In code models, directions might encode things like:
- function → class(abstraction)
- print → return(output mechanism)
- public → private(scope)
When an LLM predicts your next token, it’s essentially following these invisible directions through vector space.
Visualizing It with Probability
Every time a model predicts the next token, it’s estimating how close the new vector should be to the current path. Think of it as walking through this landscape one step at a time, guided by probability rather than certainty.
Here’s a conceptual MATLAB snippet that simulates that:
|  |  | 
Output:
Most likely next token: return
The code above doesn’t generate real text; it illustrates the logic.
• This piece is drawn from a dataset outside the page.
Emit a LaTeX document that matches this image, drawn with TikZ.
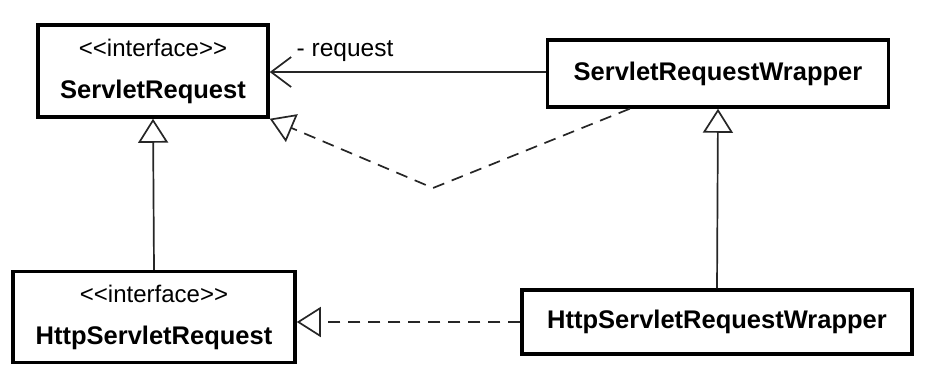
\documentclass[tikz,border=0pt]{standalone}
\usepackage{fontspec}
\setmainfont{Liberation Sans}
\usetikzlibrary{arrows.meta,calc}
\newcommand{\stereo}{{\fontsize{24}{42}\selectfont <{}<interface>{}>}}
\newcommand{\cname}[1]{{\fontsize{25.5}{42}\selectfont\bfseries #1}}
\begin{document}
\begin{tikzpicture}[x=1pt,y=-1pt,
  cls/.style={draw, line width=3.5pt, inner sep=0pt, align=center, fill=white,
    font=\fontsize{24}{42}\selectfont},
  conn/.style={line width=1.7pt, draw=black!85},
  gen/.style={conn, -{Triangle[open,length=24pt,width=30pt,line width=1.7pt]}},
  real/.style={gen, dash pattern=on 12pt off 8pt},
  assoc/.style={conn, -{Straight Barb[length=20pt,width=30pt,line width=1.7pt]}},
  lbl/.style={font=\fontsize{24.5}{28}\selectfont}
]
\useasboundingbox (0,0) rectangle (925,376);
\node[cls, minimum width=230pt, minimum height=92pt] (sr) at (153,71)
  {\stereo\\\cname{ServletRequest}};
\node[cls, minimum width=341pt, minimum height=67pt] (srw) at (718,73.5)
  {\cname{ServletRequestWrapper}};
\node[cls, minimum width=282pt, minimum height=91pt] (hsr) at (154,317)
  {\stereo\\\cname{HttpServletRequest}};
\node[cls, minimum width=390pt, minimum height=64pt] (hsrw) at (717,322)
  {\cname{HttpServletRequestWrapper}};
\coordinate (bend) at (433,188);
\draw[assoc] (srw.west |- 0,72) -- (sr.east |- 0,72);
\node[lbl] (req) at (345,51) {- request};
\draw[real] ($(srw.south west)+(84,0)$) -- (bend) -- (sr.south east);
\draw[gen] (hsr.north) -- (sr.south);
\draw[gen] (hsrw.north) -- (srw.south);
\draw[real] (hsrw.west) -- (hsr.east |- hsrw.west);
\end{tikzpicture}
\end{document}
The context vector, which represents everything you’ve communicated so far to the model, points somewhere in the embedding space. The model searches for the nearest vectors and selects the one most aligned. That is prediction in geometric form.
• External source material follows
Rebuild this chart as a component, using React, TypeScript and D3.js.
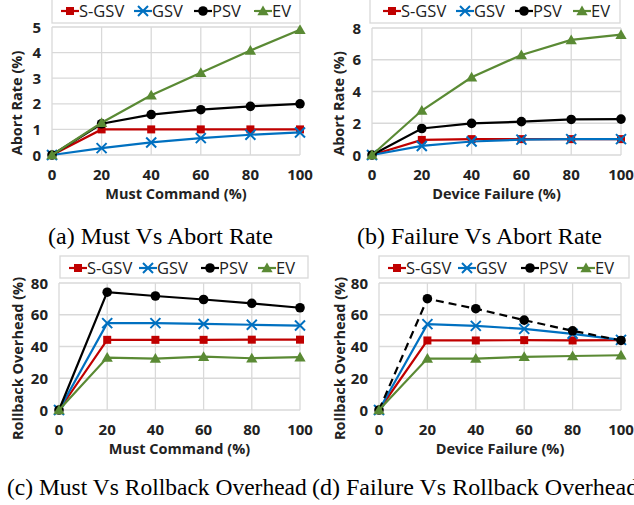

Why Models Use Log Probabilities
If you’ve read How AI Reads Code , you might remember the phrase “log probability.” Log probability is a small mathematical trick with a big purpose.
When a model predicts the next token, it doesn’t make a single guess. It assigns a probability to every possible token that could come next, evaluating thousands of options, each with its own confidence score. For example, in a code context for implementing a palindrome check, the model might assign s[::-1] a probability of 0.93 (almost certain), reversed(s) a probability of 0.05, and everything else close to zero.
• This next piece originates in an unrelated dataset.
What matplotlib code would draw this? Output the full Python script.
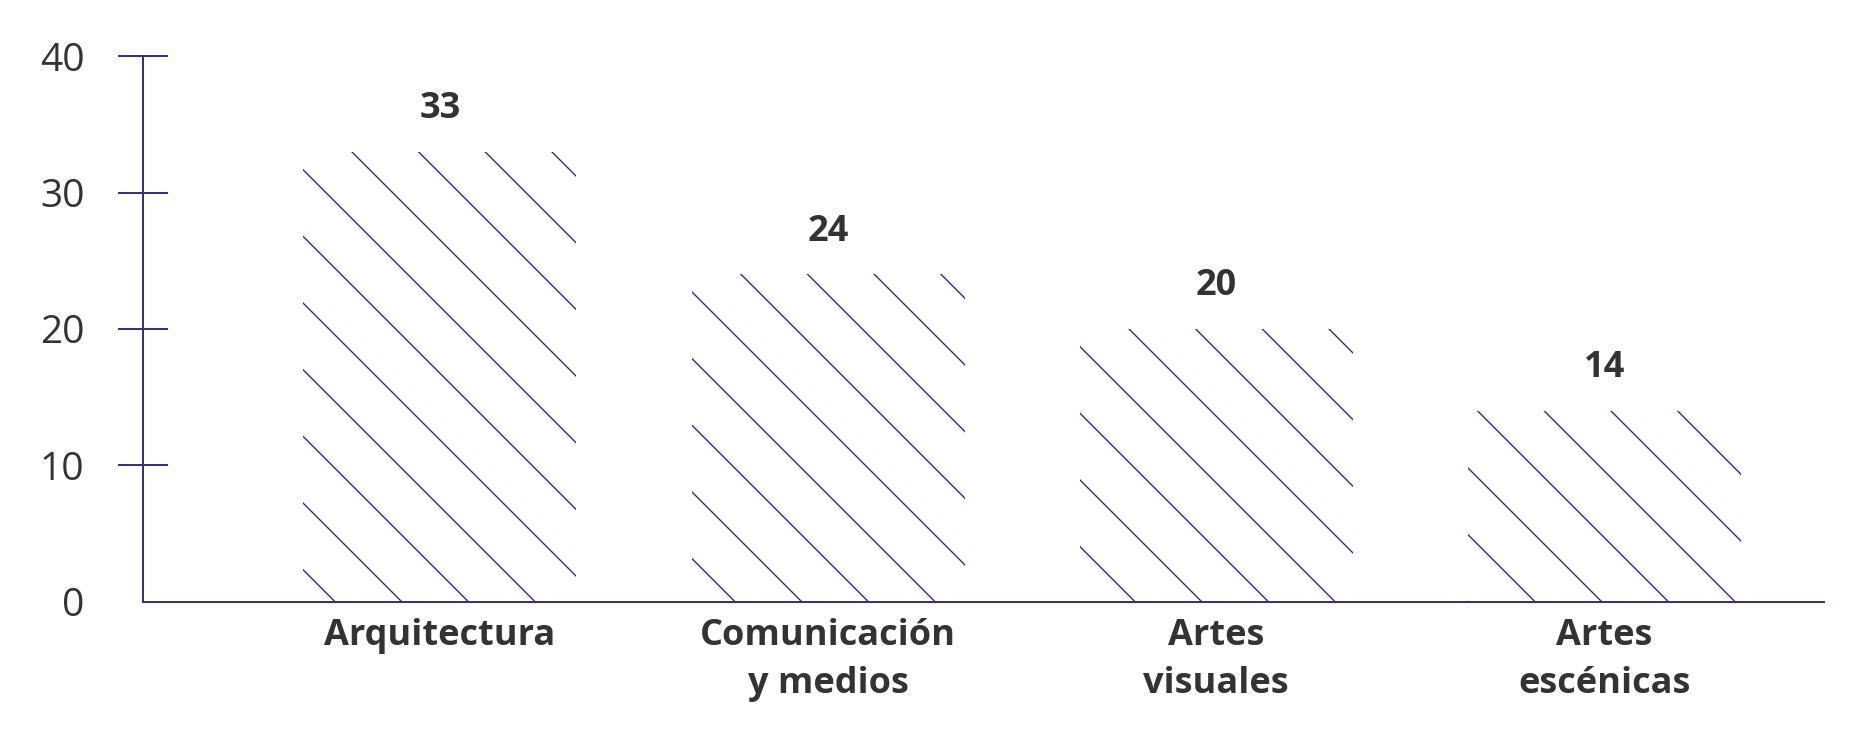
import matplotlib
matplotlib.use("Agg")
import matplotlib.pyplot as plt

categories = ["Arquitectura", "Comunicación\ny medios", "Artes\nvisuales", "Artes\nescénicas"]
values = [33, 24, 20, 14]
yticks = [0, 10, 20, 30, 40]

navy = "#2e2c87"
txt = "#333333"
plt.rcParams["font.family"] = ["Open Sans", "DejaVu Sans"]
plt.rcParams["hatch.linewidth"] = 0.5

fig = plt.figure(figsize=(9.27, 3.65), dpi=200)
ax = fig.add_axes([0.077, 0.176, 0.907, 0.747])
x = list(range(len(values)))
ax.bar(x, values, width=0.703, facecolor="none", edgecolor=navy, hatch="\\", linewidth=0)
for xi, v in zip(x, values):
    ax.text(xi, v + 1.8, str(v), ha="center", va="bottom", fontsize=13, fontweight="bold", color=txt)
ax.set_xlim(-0.765, 3.566)
ax.set_ylim(0, 40)
ax.set_yticks(yticks)
ax.set_xticks(x)
ax.set_xticklabels(categories, fontsize=13, fontweight="bold", color=txt, linespacing=1.45)
ax.tick_params(axis="x", length=0, pad=6)
ax.tick_params(axis="y", direction="inout", length=18, width=0.7, color=navy, labelsize=14, labelcolor=txt, pad=12)
t0 = ax.yaxis.get_major_ticks()[0]
t0.tick1line.set_visible(False)
for s in ["top", "right"]:
    ax.spines[s].set_visible(False)
for s in ["left", "bottom"]:
    ax.spines[s].set_color(navy)
    ax.spines[s].set_linewidth(0.7)
fig.savefig("out.png", dpi=200)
Multiplying those probabilities across long sequences quickly drives the numbers into infinitesimal fractions, making them computationally unstable. To avoid that instability, models work in logarithmic space, where multiplication becomes addition and tiny values remain manageable.
The result is a set of log probabilities, negative numbers that are easier to compare and sum across many steps. Because the logarithm of a number between 0 and 1 is negative, a confident prediction such as 0.93 becomes a value close to zero (around -0.07), while an uncertain one such as 0.05 becomes a much smaller number (around -3.0). In log space, a less negative value means greater confidence.
In other words, log probabilities do not change what the model believes. They simply make belief computable.
Why High Dimensions Matter
It is easy to imagine this in two dimensions, but real models operate in thousands of dimensions. Why so many? Because meaning is not simple.
In two dimensions, you can represent a few relationships, such as animals versus vehicles. In ten thousand dimensions, you can represent subtler unions: gender, tone, syntax, domain, even emotional valence.
High-dimensional space lets models encode complexity linearly, turning abstract semantics into measurable geometry. That is why they can generalize across tasks, languages, and even programming paradigms.
The Shape of Understanding
When you ask an LLM to complete your sentence, it is not retrieving an answer; it is following a path through vector space.
Each token pulls the next one toward its neighborhood. Each neighborhood has local rules learned from millions of examples. Together, they form a topology of understanding, a map that balances memory and probability.
In that sense, an LLM does not think; it navigates. It is a statistical traveler in a landscape shaped by human language.
Closing Thoughts
Understanding embeddings turns the mystery of AI into something tangible. When you realize that “meaning” is just geometry, you start to see why models feel both powerful and fragile. They are not reasoning in symbols or words; they are surfing through probability.
MATLAB and Python give us two lenses to explore that space: Python for the implementation, MATLAB for the math. Between the two, you can watch meaning become math in real time.
And once you have seen that happen, the phrase “AI understands” feels less magical and far more human.